> [Written task]
Transcribe all the entries word for word, skipping the pictures.

> [Records supplied]

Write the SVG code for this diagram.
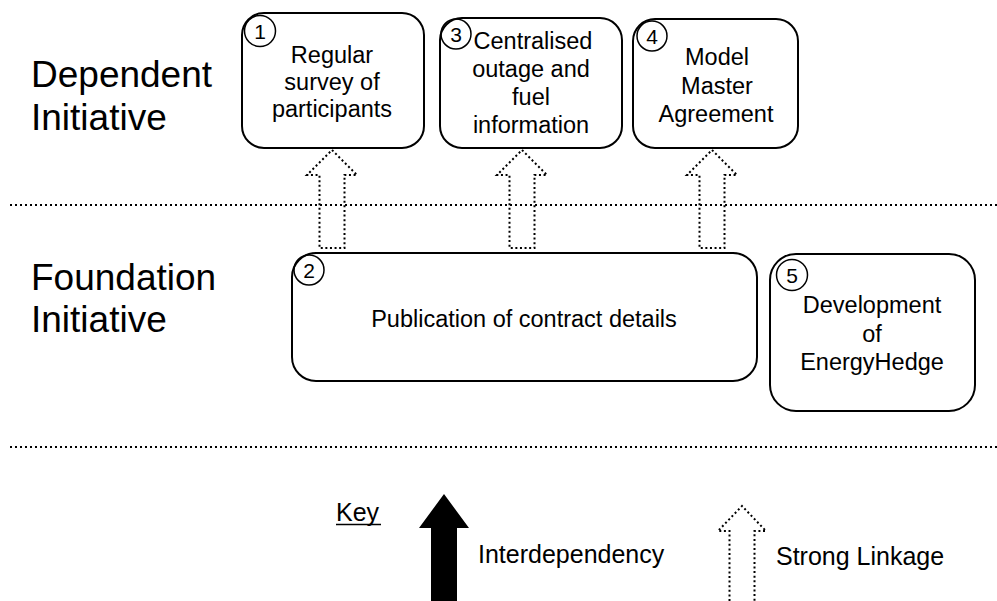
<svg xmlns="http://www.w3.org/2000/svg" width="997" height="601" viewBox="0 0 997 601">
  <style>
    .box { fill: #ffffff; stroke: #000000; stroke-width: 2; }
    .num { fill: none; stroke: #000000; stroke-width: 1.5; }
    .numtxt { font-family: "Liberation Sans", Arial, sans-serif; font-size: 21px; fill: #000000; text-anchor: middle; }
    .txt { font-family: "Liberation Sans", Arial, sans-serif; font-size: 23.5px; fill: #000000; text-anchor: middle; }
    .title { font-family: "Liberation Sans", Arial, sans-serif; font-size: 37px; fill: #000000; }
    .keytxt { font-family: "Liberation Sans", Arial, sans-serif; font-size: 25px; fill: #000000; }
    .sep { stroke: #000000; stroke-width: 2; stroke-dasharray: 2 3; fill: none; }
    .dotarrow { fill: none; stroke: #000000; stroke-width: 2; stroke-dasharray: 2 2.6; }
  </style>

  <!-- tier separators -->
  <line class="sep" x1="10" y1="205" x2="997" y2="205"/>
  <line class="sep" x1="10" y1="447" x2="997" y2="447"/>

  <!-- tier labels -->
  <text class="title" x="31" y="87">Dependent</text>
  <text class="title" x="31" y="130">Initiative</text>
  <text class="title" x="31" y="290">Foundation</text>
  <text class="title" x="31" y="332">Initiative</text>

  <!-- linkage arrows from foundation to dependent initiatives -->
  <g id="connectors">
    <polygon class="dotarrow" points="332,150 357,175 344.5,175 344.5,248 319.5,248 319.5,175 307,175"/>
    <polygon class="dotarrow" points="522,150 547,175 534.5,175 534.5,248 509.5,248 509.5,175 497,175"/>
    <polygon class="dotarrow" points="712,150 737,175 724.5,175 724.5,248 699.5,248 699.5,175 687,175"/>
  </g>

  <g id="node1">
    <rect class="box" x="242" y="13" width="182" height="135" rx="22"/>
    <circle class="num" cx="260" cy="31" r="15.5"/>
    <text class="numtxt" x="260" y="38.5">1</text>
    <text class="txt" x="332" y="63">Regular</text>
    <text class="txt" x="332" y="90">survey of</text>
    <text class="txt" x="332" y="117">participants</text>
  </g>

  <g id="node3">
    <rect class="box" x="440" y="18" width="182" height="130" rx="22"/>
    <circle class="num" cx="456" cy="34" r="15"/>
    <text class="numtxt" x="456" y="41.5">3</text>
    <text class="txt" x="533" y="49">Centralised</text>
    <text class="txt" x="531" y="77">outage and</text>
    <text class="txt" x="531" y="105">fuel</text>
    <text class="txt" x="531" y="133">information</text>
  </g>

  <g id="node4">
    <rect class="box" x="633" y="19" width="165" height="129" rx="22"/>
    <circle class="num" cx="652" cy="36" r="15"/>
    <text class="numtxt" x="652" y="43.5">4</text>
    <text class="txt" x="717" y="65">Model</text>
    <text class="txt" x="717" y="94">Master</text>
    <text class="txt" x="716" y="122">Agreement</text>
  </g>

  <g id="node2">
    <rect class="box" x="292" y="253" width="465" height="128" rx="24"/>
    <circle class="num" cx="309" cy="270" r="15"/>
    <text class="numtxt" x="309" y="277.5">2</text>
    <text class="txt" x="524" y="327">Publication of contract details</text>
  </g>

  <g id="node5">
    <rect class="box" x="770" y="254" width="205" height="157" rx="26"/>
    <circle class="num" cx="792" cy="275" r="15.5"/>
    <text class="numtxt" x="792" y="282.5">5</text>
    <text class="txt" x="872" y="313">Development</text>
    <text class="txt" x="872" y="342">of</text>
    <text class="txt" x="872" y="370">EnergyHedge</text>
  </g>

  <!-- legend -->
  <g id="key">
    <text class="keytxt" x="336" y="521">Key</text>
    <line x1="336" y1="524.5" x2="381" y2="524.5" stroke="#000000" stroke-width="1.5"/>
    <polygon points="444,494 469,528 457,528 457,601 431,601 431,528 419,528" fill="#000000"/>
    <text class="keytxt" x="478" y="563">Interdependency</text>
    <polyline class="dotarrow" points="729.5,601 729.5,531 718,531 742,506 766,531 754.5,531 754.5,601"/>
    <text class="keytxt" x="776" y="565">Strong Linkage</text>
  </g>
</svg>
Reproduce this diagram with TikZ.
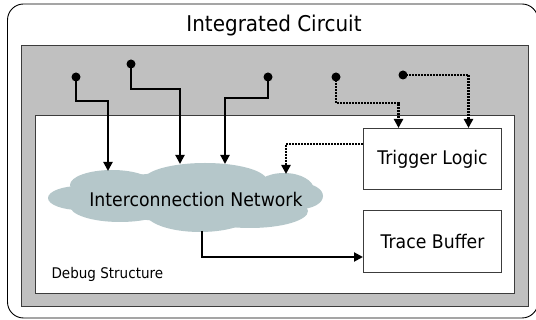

> [Worked solution]
Write the SVG code for this diagram.
<svg xmlns="http://www.w3.org/2000/svg" width="997" height="601" viewBox="0 0 997 601">
  <style>
    .box { fill: #ffffff; stroke: #000000; stroke-width: 2; }
    .num { fill: none; stroke: #000000; stroke-width: 1.5; }
    .numtxt { font-family: "Liberation Sans", Arial, sans-serif; font-size: 21px; fill: #000000; text-anchor: middle; }
    .txt { font-family: "Liberation Sans", Arial, sans-serif; font-size: 23.5px; fill: #000000; text-anchor: middle; }
    .title { font-family: "Liberation Sans", Arial, sans-serif; font-size: 37px; fill: #000000; }
    .keytxt { font-family: "Liberation Sans", Arial, sans-serif; font-size: 25px; fill: #000000; }
    .sep { stroke: #000000; stroke-width: 2; stroke-dasharray: 2 3; fill: none; }
    .dotarrow { fill: none; stroke: #000000; stroke-width: 2; stroke-dasharray: 2 2.6; }
  </style>

  <!-- tier separators -->
  <line class="sep" x1="10" y1="205" x2="997" y2="205"/>
  <line class="sep" x1="10" y1="447" x2="997" y2="447"/>

  <!-- tier labels -->
  <text class="title" x="31" y="87">Dependent</text>
  <text class="title" x="31" y="130">Initiative</text>
  <text class="title" x="31" y="290">Foundation</text>
  <text class="title" x="31" y="332">Initiative</text>

  <!-- linkage arrows from foundation to dependent initiatives -->
  <g id="connectors">
    <polygon class="dotarrow" points="332,150 357,175 344.5,175 344.5,248 319.5,248 319.5,175 307,175"/>
    <polygon class="dotarrow" points="522,150 547,175 534.5,175 534.5,248 509.5,248 509.5,175 497,175"/>
    <polygon class="dotarrow" points="712,150 737,175 724.5,175 724.5,248 699.5,248 699.5,175 687,175"/>
  </g>

  <g id="node1">
    <rect class="box" x="242" y="13" width="182" height="135" rx="22"/>
    <circle class="num" cx="260" cy="31" r="15.5"/>
    <text class="numtxt" x="260" y="38.5">1</text>
    <text class="txt" x="332" y="63">Regular</text>
    <text class="txt" x="332" y="90">survey of</text>
    <text class="txt" x="332" y="117">participants</text>
  </g>

  <g id="node3">
    <rect class="box" x="440" y="18" width="182" height="130" rx="22"/>
    <circle class="num" cx="456" cy="34" r="15"/>
    <text class="numtxt" x="456" y="41.5">3</text>
    <text class="txt" x="533" y="49">Centralised</text>
    <text class="txt" x="531" y="77">outage and</text>
    <text class="txt" x="531" y="105">fuel</text>
    <text class="txt" x="531" y="133">information</text>
  </g>

  <g id="node4">
    <rect class="box" x="633" y="19" width="165" height="129" rx="22"/>
    <circle class="num" cx="652" cy="36" r="15"/>
    <text class="numtxt" x="652" y="43.5">4</text>
    <text class="txt" x="717" y="65">Model</text>
    <text class="txt" x="717" y="94">Master</text>
    <text class="txt" x="716" y="122">Agreement</text>
  </g>

  <g id="node2">
    <rect class="box" x="292" y="253" width="465" height="128" rx="24"/>
    <circle class="num" cx="309" cy="270" r="15"/>
    <text class="numtxt" x="309" y="277.5">2</text>
    <text class="txt" x="524" y="327">Publication of contract details</text>
  </g>

  <g id="node5">
    <rect class="box" x="770" y="254" width="205" height="157" rx="26"/>
    <circle class="num" cx="792" cy="275" r="15.5"/>
    <text class="numtxt" x="792" y="282.5">5</text>
    <text class="txt" x="872" y="313">Development</text>
    <text class="txt" x="872" y="342">of</text>
    <text class="txt" x="872" y="370">EnergyHedge</text>
  </g>

  <!-- legend -->
  <g id="key">
    <text class="keytxt" x="336" y="521">Key</text>
    <line x1="336" y1="524.5" x2="381" y2="524.5" stroke="#000000" stroke-width="1.5"/>
    <polygon points="444,494 469,528 457,528 457,601 431,601 431,528 419,528" fill="#000000"/>
    <text class="keytxt" x="478" y="563">Interdependency</text>
    <polyline class="dotarrow" points="729.5,601 729.5,531 718,531 742,506 766,531 754.5,531 754.5,601"/>
    <text class="keytxt" x="776" y="565">Strong Linkage</text>
  </g>
</svg>
Reproduce this diagram with TikZ.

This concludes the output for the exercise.